──────── Task inputs
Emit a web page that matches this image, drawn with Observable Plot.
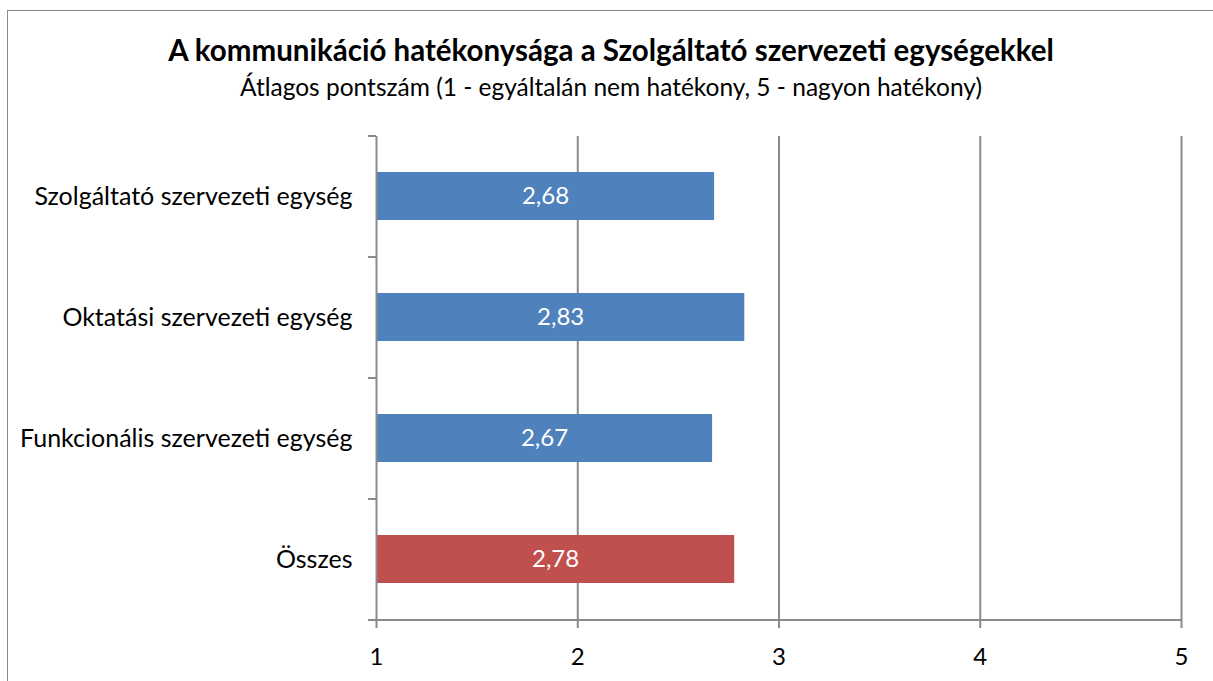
<!DOCTYPE html>
<html>
<head>
<meta charset="utf-8">
<script src="https://cdn.jsdelivr.net/npm/d3@7"></script>
<script src="https://cdn.jsdelivr.net/npm/@observablehq/plot@0.6"></script>
<style>
  html, body { margin: 0; padding: 0; background: #fff; overflow: hidden; }
  #wrap { position: relative; width: 1213px; height: 681px; font-family: Lato, "Open Sans", sans-serif; }
  #frame { position: absolute; left: 7px; top: 10px; width: 1220px; height: 700px; border: 1px solid #8a8a8a; box-sizing: border-box; }
  #title { position: absolute; left: 7px; width: 1208px; top: 34px; text-align: center; font-weight: bold; font-size: 29.5px; line-height: 32px; color: #000; }
  #subtitle { position: absolute; left: 7px; width: 1208px; top: 74px; text-align: center; font-size: 24.5px; line-height: 26px; color: #000; }
  #chart { position: absolute; left: 0; top: 120px; }
</style>
</head>
<body>
<div id="wrap">
  <div id="frame"></div>
  <div id="title">A kommunikáció hatékonysága a Szolgáltató szervezeti egységekkel</div>
  <div id="subtitle">Átlagos pontszám (1 - egyáltalán nem hatékony, 5 - nagyon hatékony)</div>
  <div id="chart"></div>
</div>
<script>
const categories = ["Szolgáltató szervezeti egység", "Oktatási szervezeti egység", "Funkcionális szervezeti egység", "Összes"];
const values = [2.68, 2.83, 2.67, 2.78];
const barColors = ["#4F81BD", "#4F81BD", "#4F81BD", "#C0504D"];
const xTicks = [1, 2, 3, 4, 5];

const data = categories.map((c, i) => ({category: c, value: values[i], color: barColors[i]}));
const fmt = v => v.toFixed(2).replace(".", ",");
const axisColor = "#8a8a8a";

const plot = Plot.plot({
  width: 1213,
  height: 561,
  marginLeft: 376,
  marginRight: 32,
  marginTop: 16,
  marginBottom: 61,
  style: {fontFamily: "Lato, 'Open Sans', sans-serif", fontSize: "25px", color: "#000", background: "transparent"},
  x: {domain: [xTicks[0], xTicks[xTicks.length - 1]]},
  y: {domain: categories, paddingInner: 0.6, paddingOuter: 0.3},
  marks: [
    Plot.ruleX(xTicks.slice(1), {stroke: axisColor, strokeWidth: 2}),
    Plot.barX(data, {y: "category", x1: () => xTicks[0], x2: "value", fill: "color"}),
    Plot.text(data, {y: "category", x: d => (xTicks[0] + d.value) / 2, text: d => fmt(d.value), fill: "#fff", fontSize: 24}),
    Plot.ruleX([xTicks[0]], {stroke: axisColor, strokeWidth: 2}),
    Plot.ruleY(categories, {y: d => d, x1: xTicks[0], x2: xTicks[0], insetLeft: -8, dy: -60.5, stroke: axisColor, strokeWidth: 2}),
    Plot.ruleY(categories.slice(-1), {y: d => d, x1: xTicks[0], x2: xTicks[xTicks.length - 1], insetLeft: -8, dy: 60.5, stroke: axisColor, strokeWidth: 2}),
    Plot.axisX({ticks: xTicks, tickSize: 8, tickPadding: 19, stroke: axisColor, strokeWidth: 2, tickFormat: d => String(d), label: null, fill: "#000", fontSize: 24}),
    Plot.axisY({tickSize: 0, tickPadding: 24, label: null, fill: "#000", fontSize: 25})
  ]
});
document.getElementById("chart").appendChild(plot);
</script>
</body>
</html>
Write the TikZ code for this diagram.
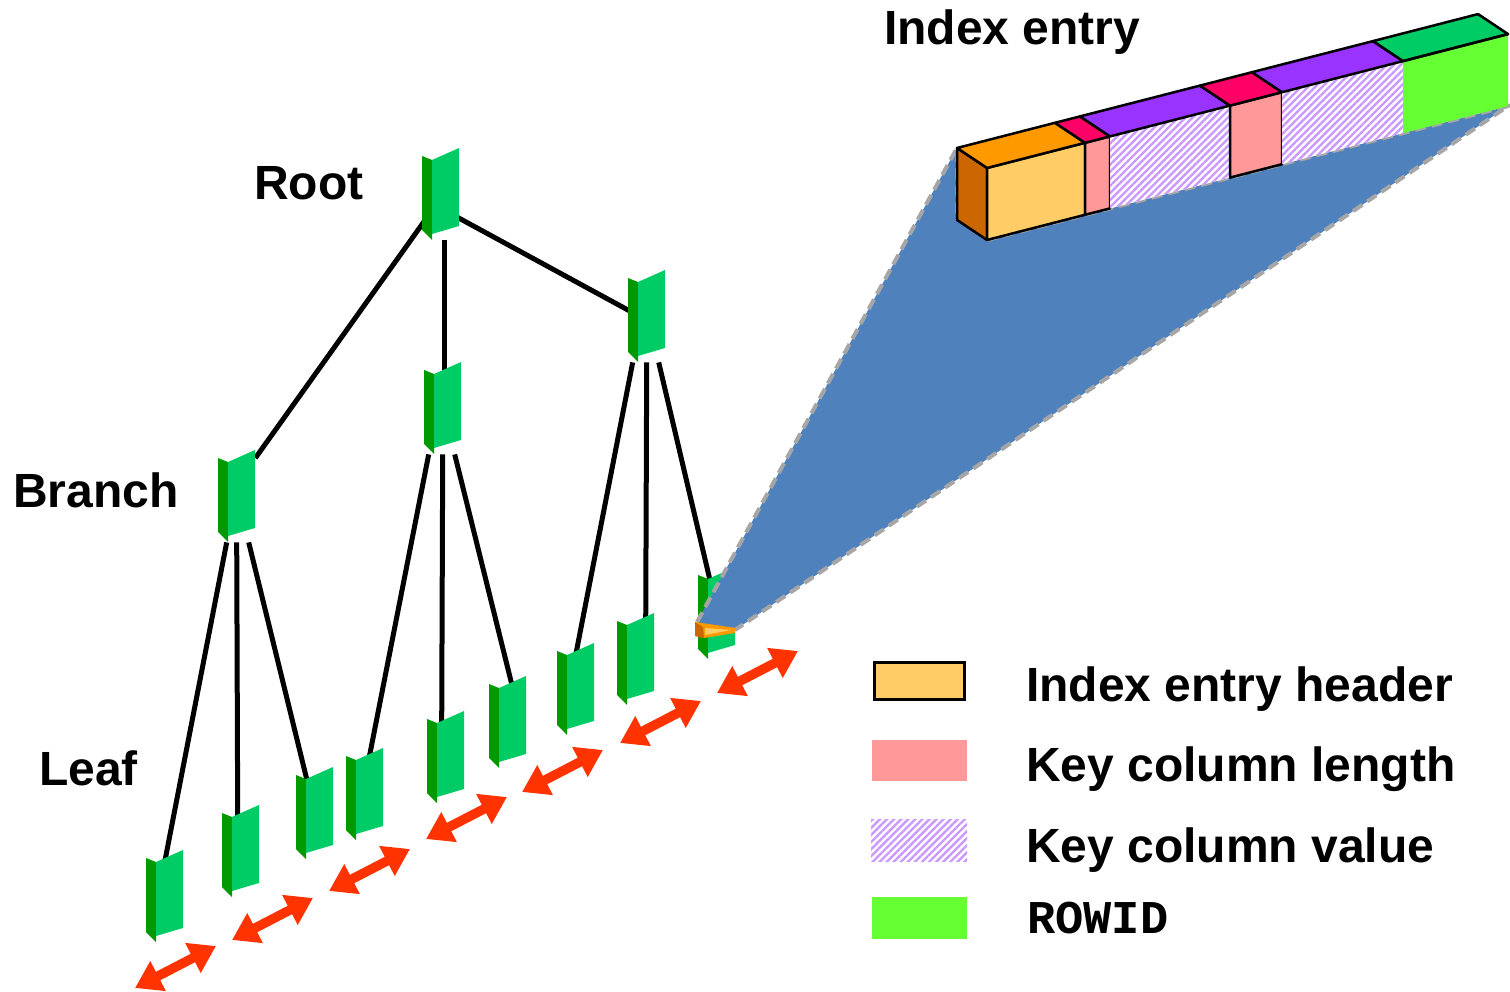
\documentclass[tikz,border=0pt]{standalone}
\usepackage{fontspec}
\setmainfont{Liberation Sans}
\newfontfamily\codefont{Liberation Mono}
\usetikzlibrary{arrows.meta,patterns.meta}
\definecolor{findark}{HTML}{009900}
\definecolor{finlight}{HTML}{00CC66}
\definecolor{hdrfront}{HTML}{FFCC66}
\definecolor{hdrtop}{HTML}{FF9900}
\definecolor{hdrside}{HTML}{CC6600}
\definecolor{keypink}{HTML}{FF9999}
\definecolor{keyred}{HTML}{FF0066}
\definecolor{keypurple}{HTML}{9933FF}
\definecolor{hatchcol}{HTML}{CC99FF}
\definecolor{ridtop}{HTML}{00CC66}
\definecolor{ridfront}{HTML}{66FF33}
\definecolor{fanblue}{HTML}{4F81BD}
\definecolor{arrowred}{HTML}{FF3300}
\definecolor{dashgray}{HTML}{A6A6A6}
\tikzset{
  blk/.style={rectangle, inner sep=0pt, minimum width=37pt, minimum height=84pt, anchor=north west},
  link/.style={line width=5pt, black},
  lbl/.style={font=\bfseries\fontsize{48}{57}\selectfont, inner sep=0pt, anchor=base west},
  dbl/.style={line width=9.5pt, arrowred, {Triangle[length=26pt,width=32pt]}-{Triangle[length=26pt,width=32pt]}},
  faceline/.style={draw=black, line width=2.5pt, line join=round},
  hatchface/.style={preaction={fill=white}, pattern={Lines[angle=45,distance=5pt,line width=2.4pt]}, pattern color=hatchcol},
  fanedge/.style={draw=dashgray, line width=4pt, dash pattern=on 11pt off 6pt},
  swatch/.style={rectangle, inner sep=0pt},
}
\newcommand\drawfin[1]{%
  \fill[findark] (#1.north west) -- ++(10,4) -- ++(0,80) -- ++(-10,-10) -- cycle;
  \fill[finlight] ([shift={(10,4)}]#1.north west) -- ++(27,-12) -- ++(0,78) -- ++(-27,8) -- cycle;}
% #1 xa, #2 bottom y at xa, #3 xb, #4 bottom y at xb, #5 front style, #6 top colour
\newcommand\barseg[6]{%
  \path[#5] (#1,#2) -- (#3,#4) -- (#3,#4-72) -- (#1,#2-72) -- cycle;
  \filldraw[fill=#6, faceline] (#1,#2-72) -- (#3,#4-72) -- (#3-30,#4-92) -- (#1-30,#2-92) -- cycle;}
\begin{document}
\begin{tikzpicture}[x=1pt,y=-1pt]
\useasboundingbox (0,0) rectangle (1510,992);
% tree blocks (positions)
\node[blk] (root) at (422,156) {};
\node[blk] (b1) at (218,458) {};
\node[blk] (b2) at (424,370) {};
\node[blk] (b3) at (628,278) {};
\node[blk] (l1) at (146,858) {};
\node[blk] (l2) at (222,813) {};
\node[blk] (l3) at (296,775) {};
\node[blk] (l4) at (346,756) {};
\node[blk] (l5) at (427,719) {};
\node[blk] (l6) at (489,684) {};
\node[blk] (l7) at (557,651) {};
\node[blk] (l8) at (617,621) {};
\node[blk] (l9) at (698,575) {};
% connectors
\draw[link] (root.center) -- (b1.north east);
\draw[link] ([xshift=3.5pt]root.south) -- ([xshift=1.5pt]b2.north);
\draw[link] ([yshift=-10pt]root.center) -- (b3.center);
\draw[link] ([xshift=-10pt]b1.south) -- ([yshift=-4pt]l1.north);
\draw[link] (b1.south) -- ([xshift=-3pt,yshift=-4pt]l2.north);
\draw[link] ([xshift=12pt]b1.south) -- ([xshift=-8pt,yshift=-4pt]l3.north);
\draw[link] ([xshift=-14pt]b2.south) -- ([xshift=4pt,yshift=-4pt]l4.north);
\draw[link] (b2.south) -- ([xshift=-4pt,yshift=-4pt]l5.north);
\draw[link] ([xshift=12pt]b2.south) -- ([xshift=5pt,yshift=-4pt]l6.north);
\draw[link] ([xshift=-14pt]b3.south) -- ([yshift=-4pt]l7.north);
\draw[link] (b3.south) -- ([xshift=10pt,yshift=-4pt]l8.north);
\draw[link] ([xshift=12pt]b3.south) -- ([xshift=-7pt,yshift=-4pt]l9.north);
% fins
\foreach \n in {root,b1,b2,b3,l1,l2,l3,l4,l5,l6,l7,l8,l9}{\drawfin{\n}}
% fan
\coordinate (apexL) at (697,622);
\coordinate (apexR) at (735,630);
\coordinate (barTL) at (957,148);
\coordinate (barBL) at (957,220);
\coordinate (barFL) at (987,240);
\coordinate (barFR) at (1508,106.1);
\fill[fanblue] (apexL) -- (barTL) -- (barBL) -- (barFL) -- (barFR) -- (apexR) -- cycle;
\draw[fanedge] (apexL) -- (barTL) -- (barBL);
\draw[fanedge] (barFL) -- (barFR) -- (apexR);
% small entry at apex
\fill[hdrtop] (695,622) -- (736,628) -- (735,633) -- (704,638) -- (695,636) -- cycle;
\fill[hdrside] (695,622) -- (703,627) -- (704,638) -- (695,636) -- cycle;
\fill[hdrfront] (705,628) -- (731,630) -- (705,635) -- cycle;
% index entry bar
\filldraw[fill=hdrside, faceline] (barTL) -- (987,168) -- (barFL) -- (barBL) -- cycle;
\barseg{987}{240}{1085}{214.8}{fill=hdrfront, faceline}{hdrtop}
\barseg{1085}{214.8}{1110}{208.4}{fill=keypink, faceline}{keyred}
\barseg{1110}{208.4}{1230}{177.6}{hatchface}{keypurple}
\barseg{1230}{177.6}{1282}{164.2}{fill=keypink, faceline}{keyred}
\barseg{1282}{164.2}{1403}{133.1}{hatchface}{keypurple}
\barseg{1403}{133.1}{1508}{106.1}{fill=ridfront}{ridtop}
\draw[faceline] (1403,61.1) -- (1508,34.1);
% arrows
\foreach \i/\x/\y in {1/135/988, 2/232/940, 3/329/891, 4/426/839, 5/522/792, 6/620/743, 7/717/693}{
  \coordinate (as\i) at (\x,\y);
  \coordinate (ae\i) at (\x+81,\y-42);
  \draw[dbl] (as\i) -- (ae\i);
}
% labels
\node[lbl] (tRoot) at (254,200) {Root};
\node[lbl] (tBranch) at (13,507) {Branch};
\node[lbl] (tLeaf) at (39,785) {Leaf};
\node[lbl] (tEntry) at (884,45) {Index entry};
% legend
\node[swatch, fill=hdrfront, draw=black, line width=3pt, minimum width=90pt, minimum height=37pt] (sw1) at (919,680.5) {};
\node[swatch, fill=keypink, minimum width=95pt, minimum height=41pt] (sw2) at (919.5,760.5) {};
\node[swatch, hatchface, minimum width=96pt, minimum height=42pt] (sw3) at (919,840) {};
\node[swatch, fill=ridfront, minimum width=95pt, minimum height=42pt] (sw4) at (919.5,918) {};
\node[lbl] (lg1) at (1026,701) {Index entry header};
\node[lbl] (lg2) at (1026,781) {Key column length};
\node[lbl] (lg3) at (1026,862) {Key column value};
\node[lbl, font=\codefont\bfseries\fontsize{47}{56}\selectfont] (lg4) at (1027,933) {ROWID};
\end{tikzpicture}
\end{document}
────────────────
Written exercise: Starting with the first line of the data above and ending with the line containing "const xTicks = [1, 2, 3, 4, 5];", please restate every line exactly, leaving images out.

The response:
Emit a web page that matches this image, drawn with Observable Plot.
<!DOCTYPE html>
<html>
<head>
<meta charset="utf-8">
<script src="https://cdn.jsdelivr.net/npm/d3@7"></script>
<script src="https://cdn.jsdelivr.net/npm/@observablehq/plot@0.6"></script>
<style>
  html, body { margin: 0; padding: 0; background: #fff; overflow: hidden; }
  #wrap { position: relative; width: 1213px; height: 681px; font-family: Lato, "Open Sans", sans-serif; }
  #frame { position: absolute; left: 7px; top: 10px; width: 1220px; height: 700px; border: 1px solid #8a8a8a; box-sizing: border-box; }
  #title { position: absolute; left: 7px; width: 1208px; top: 34px; text-align: center; font-weight: bold; font-size: 29.5px; line-height: 32px; color: #000; }
  #subtitle { position: absolute; left: 7px; width: 1208px; top: 74px; text-align: center; font-size: 24.5px; line-height: 26px; color: #000; }
  #chart { position: absolute; left: 0; top: 120px; }
</style>
</head>
<body>
<div id="wrap">
  <div id="frame"></div>
  <div id="title">A kommunikáció hatékonysága a Szolgáltató szervezeti egységekkel</div>
  <div id="subtitle">Átlagos pontszám (1 - egyáltalán nem hatékony, 5 - nagyon hatékony)</div>
  <div id="chart"></div>
</div>
<script>
const categories = ["Szolgáltató szervezeti egység", "Oktatási szervezeti egység", "Funkcionális szervezeti egység", "Összes"];
const values = [2.68, 2.83, 2.67, 2.78];
const barColors = ["#4F81BD", "#4F81BD", "#4F81BD", "#C0504D"];
const xTicks = [1, 2, 3, 4, 5];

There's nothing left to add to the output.